A block of data
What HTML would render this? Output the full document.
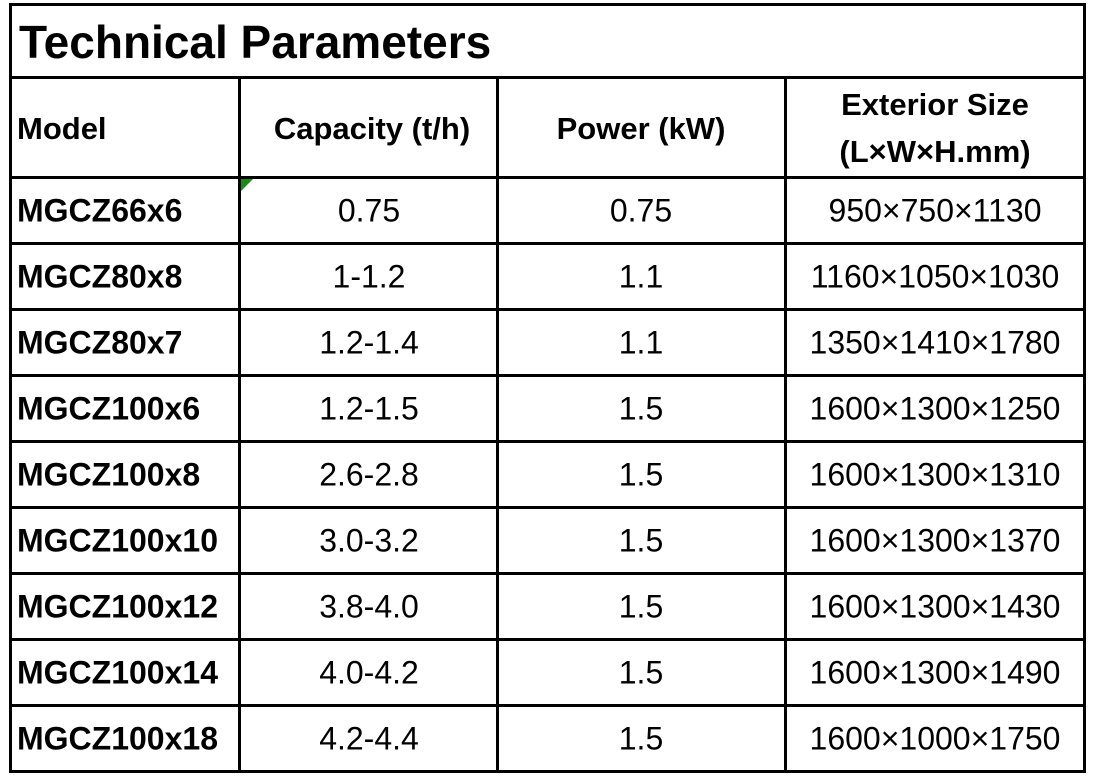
<!DOCTYPE html>
<html><head><meta charset="utf-8"><style>
body{margin:0;width:1099px;height:780px;background:#fff;position:relative;overflow:hidden;font-family:"Liberation Sans",sans-serif;color:#000}
.h{position:absolute;height:3px;background:#000}
.v{position:absolute;width:3px;background:#000}
.t{position:absolute;font-size:32px;white-space:nowrap;transform:translate(-50%,-50%)}
.l{position:absolute;font-size:32px;font-weight:bold;white-space:nowrap;transform:translateY(-50%);left:17px}
.b{font-weight:bold}
</style></head><body>
<div class="h" style="left:9px;width:1077px;top:3px"></div>
<div class="h" style="left:9px;width:1077px;top:76px"></div>
<div class="h" style="left:9px;width:1077px;top:176px"></div>
<div class="h" style="left:9px;width:1077px;top:242px"></div>
<div class="h" style="left:9px;width:1077px;top:308px"></div>
<div class="h" style="left:9px;width:1077px;top:374px"></div>
<div class="h" style="left:9px;width:1077px;top:440px"></div>
<div class="h" style="left:9px;width:1077px;top:506px"></div>
<div class="h" style="left:9px;width:1077px;top:572px"></div>
<div class="h" style="left:9px;width:1077px;top:638px"></div>
<div class="h" style="left:9px;width:1077px;top:704px"></div>
<div class="h" style="left:9px;width:1077px;top:770px"></div>
<div class="v" style="left:9px;top:3px;height:770px"></div>
<div class="v" style="left:1083px;top:3px;height:770px"></div>
<div class="v" style="left:238px;top:76px;height:697px"></div>
<div class="v" style="left:496px;top:76px;height:697px"></div>
<div class="v" style="left:784px;top:76px;height:697px"></div>
<div style="position:absolute;left:241px;top:179px;width:0;height:0;border-top:12px solid #1a8a1a;border-right:12px solid transparent"></div>
<div class="b" style="position:absolute;left:19px;top:14px;font-size:46px;line-height:56px">Technical Parameters</div>
<div class="l" style="top:129px;font-size:31px">Model</div>
<div class="t b" style="left:372px;top:129px;font-size:31px">Capacity (t/h)</div>
<div class="t b" style="left:641px;top:129px;font-size:31px">Power (kW)</div>
<div class="t b" style="left:935px;top:105px;font-size:31px">Exterior Size</div>
<div class="t b" style="left:935px;top:152px;font-size:31px">(L×W×H.mm)</div>

<div class="l" style="top:211px">MGCZ66x6</div><div class="t" style="left:369px;top:211px">0.75</div><div class="t" style="left:641px;top:211px">0.75</div><div class="t" style="left:935px;top:211px">950×750×1130</div>
<div class="l" style="top:277px">MGCZ80x8</div><div class="t" style="left:369px;top:277px">1-1.2</div><div class="t" style="left:641px;top:277px">1.1</div><div class="t" style="left:935px;top:277px">1160×1050×1030</div>
<div class="l" style="top:343px">MGCZ80x7</div><div class="t" style="left:369px;top:343px">1.2-1.4</div><div class="t" style="left:641px;top:343px">1.1</div><div class="t" style="left:935px;top:343px">1350×1410×1780</div>
<div class="l" style="top:409px">MGCZ100x6</div><div class="t" style="left:369px;top:409px">1.2-1.5</div><div class="t" style="left:641px;top:409px">1.5</div><div class="t" style="left:935px;top:409px">1600×1300×1250</div>
<div class="l" style="top:475px">MGCZ100x8</div><div class="t" style="left:369px;top:475px">2.6-2.8</div><div class="t" style="left:641px;top:475px">1.5</div><div class="t" style="left:935px;top:475px">1600×1300×1310</div>
<div class="l" style="top:541px">MGCZ100x10</div><div class="t" style="left:369px;top:541px">3.0-3.2</div><div class="t" style="left:641px;top:541px">1.5</div><div class="t" style="left:935px;top:541px">1600×1300×1370</div>
<div class="l" style="top:607px">MGCZ100x12</div><div class="t" style="left:369px;top:607px">3.8-4.0</div><div class="t" style="left:641px;top:607px">1.5</div><div class="t" style="left:935px;top:607px">1600×1300×1430</div>
<div class="l" style="top:673px">MGCZ100x14</div><div class="t" style="left:369px;top:673px">4.0-4.2</div><div class="t" style="left:641px;top:673px">1.5</div><div class="t" style="left:935px;top:673px">1600×1300×1490</div>
<div class="l" style="top:739px">MGCZ100x18</div><div class="t" style="left:369px;top:739px">4.2-4.4</div><div class="t" style="left:641px;top:739px">1.5</div><div class="t" style="left:935px;top:739px">1600×1000×1750</div>
</body></html>
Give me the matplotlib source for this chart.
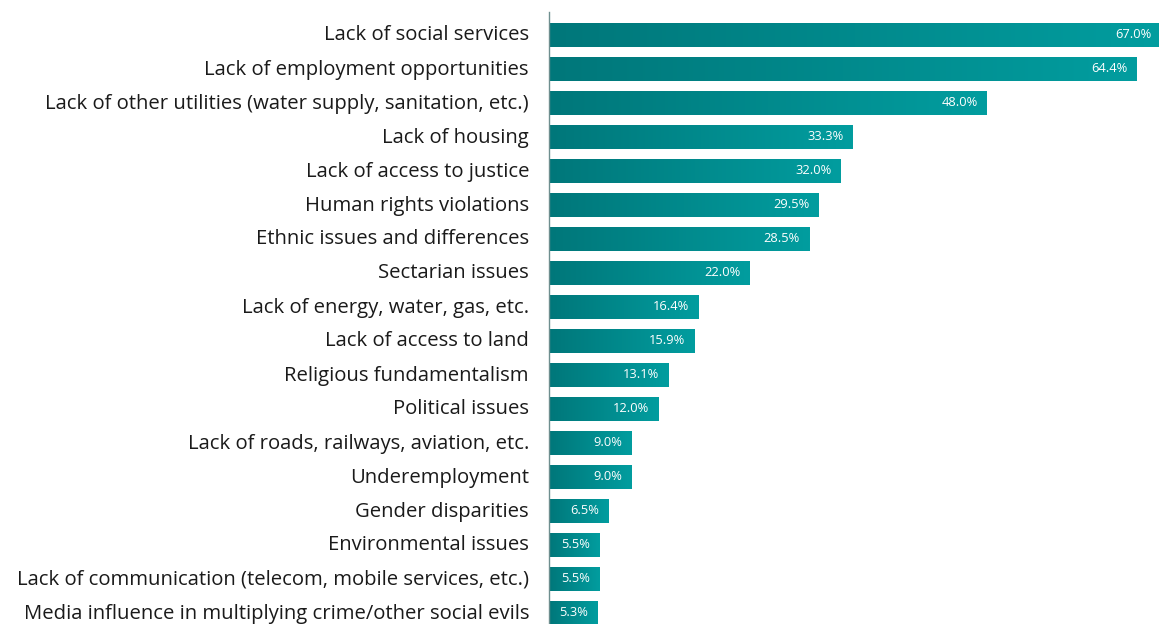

What this task involves:
In your copy of the records, include no pictures; repeat everything else exactly.

In response:
What HTML would render this? Output the full document.
<!DOCTYPE html>
<html><head><meta charset="utf-8"><style>
body{margin:0;width:1099px;height:780px;background:#fff;position:relative;overflow:hidden;font-family:"Liberation Sans",sans-serif;color:#000}
.h{position:absolute;height:3px;background:#000}
.v{position:absolute;width:3px;background:#000}
.t{position:absolute;font-size:32px;white-space:nowrap;transform:translate(-50%,-50%)}
.l{position:absolute;font-size:32px;font-weight:bold;white-space:nowrap;transform:translateY(-50%);left:17px}
.b{font-weight:bold}
</style></head><body>
<div class="h" style="left:9px;width:1077px;top:3px"></div>
<div class="h" style="left:9px;width:1077px;top:76px"></div>
<div class="h" style="left:9px;width:1077px;top:176px"></div>
<div class="h" style="left:9px;width:1077px;top:242px"></div>
<div class="h" style="left:9px;width:1077px;top:308px"></div>
<div class="h" style="left:9px;width:1077px;top:374px"></div>
<div class="h" style="left:9px;width:1077px;top:440px"></div>
<div class="h" style="left:9px;width:1077px;top:506px"></div>
<div class="h" style="left:9px;width:1077px;top:572px"></div>
<div class="h" style="left:9px;width:1077px;top:638px"></div>
<div class="h" style="left:9px;width:1077px;top:704px"></div>
<div class="h" style="left:9px;width:1077px;top:770px"></div>
<div class="v" style="left:9px;top:3px;height:770px"></div>
<div class="v" style="left:1083px;top:3px;height:770px"></div>
<div class="v" style="left:238px;top:76px;height:697px"></div>
<div class="v" style="left:496px;top:76px;height:697px"></div>
<div class="v" style="left:784px;top:76px;height:697px"></div>
<div style="position:absolute;left:241px;top:179px;width:0;height:0;border-top:12px solid #1a8a1a;border-right:12px solid transparent"></div>
<div class="b" style="position:absolute;left:19px;top:14px;font-size:46px;line-height:56px">Technical Parameters</div>
<div class="l" style="top:129px;font-size:31px">Model</div>
<div class="t b" style="left:372px;top:129px;font-size:31px">Capacity (t/h)</div>
<div class="t b" style="left:641px;top:129px;font-size:31px">Power (kW)</div>
<div class="t b" style="left:935px;top:105px;font-size:31px">Exterior Size</div>
<div class="t b" style="left:935px;top:152px;font-size:31px">(L×W×H.mm)</div>

<div class="l" style="top:211px">MGCZ66x6</div><div class="t" style="left:369px;top:211px">0.75</div><div class="t" style="left:641px;top:211px">0.75</div><div class="t" style="left:935px;top:211px">950×750×1130</div>
<div class="l" style="top:277px">MGCZ80x8</div><div class="t" style="left:369px;top:277px">1-1.2</div><div class="t" style="left:641px;top:277px">1.1</div><div class="t" style="left:935px;top:277px">1160×1050×1030</div>
<div class="l" style="top:343px">MGCZ80x7</div><div class="t" style="left:369px;top:343px">1.2-1.4</div><div class="t" style="left:641px;top:343px">1.1</div><div class="t" style="left:935px;top:343px">1350×1410×1780</div>
<div class="l" style="top:409px">MGCZ100x6</div><div class="t" style="left:369px;top:409px">1.2-1.5</div><div class="t" style="left:641px;top:409px">1.5</div><div class="t" style="left:935px;top:409px">1600×1300×1250</div>
<div class="l" style="top:475px">MGCZ100x8</div><div class="t" style="left:369px;top:475px">2.6-2.8</div><div class="t" style="left:641px;top:475px">1.5</div><div class="t" style="left:935px;top:475px">1600×1300×1310</div>
<div class="l" style="top:541px">MGCZ100x10</div><div class="t" style="left:369px;top:541px">3.0-3.2</div><div class="t" style="left:641px;top:541px">1.5</div><div class="t" style="left:935px;top:541px">1600×1300×1370</div>
<div class="l" style="top:607px">MGCZ100x12</div><div class="t" style="left:369px;top:607px">3.8-4.0</div><div class="t" style="left:641px;top:607px">1.5</div><div class="t" style="left:935px;top:607px">1600×1300×1430</div>
<div class="l" style="top:673px">MGCZ100x14</div><div class="t" style="left:369px;top:673px">4.0-4.2</div><div class="t" style="left:641px;top:673px">1.5</div><div class="t" style="left:935px;top:673px">1600×1300×1490</div>
<div class="l" style="top:739px">MGCZ100x18</div><div class="t" style="left:369px;top:739px">4.2-4.4</div><div class="t" style="left:641px;top:739px">1.5</div><div class="t" style="left:935px;top:739px">1600×1000×1750</div>
</body></html>
Give me the matplotlib source for this chart.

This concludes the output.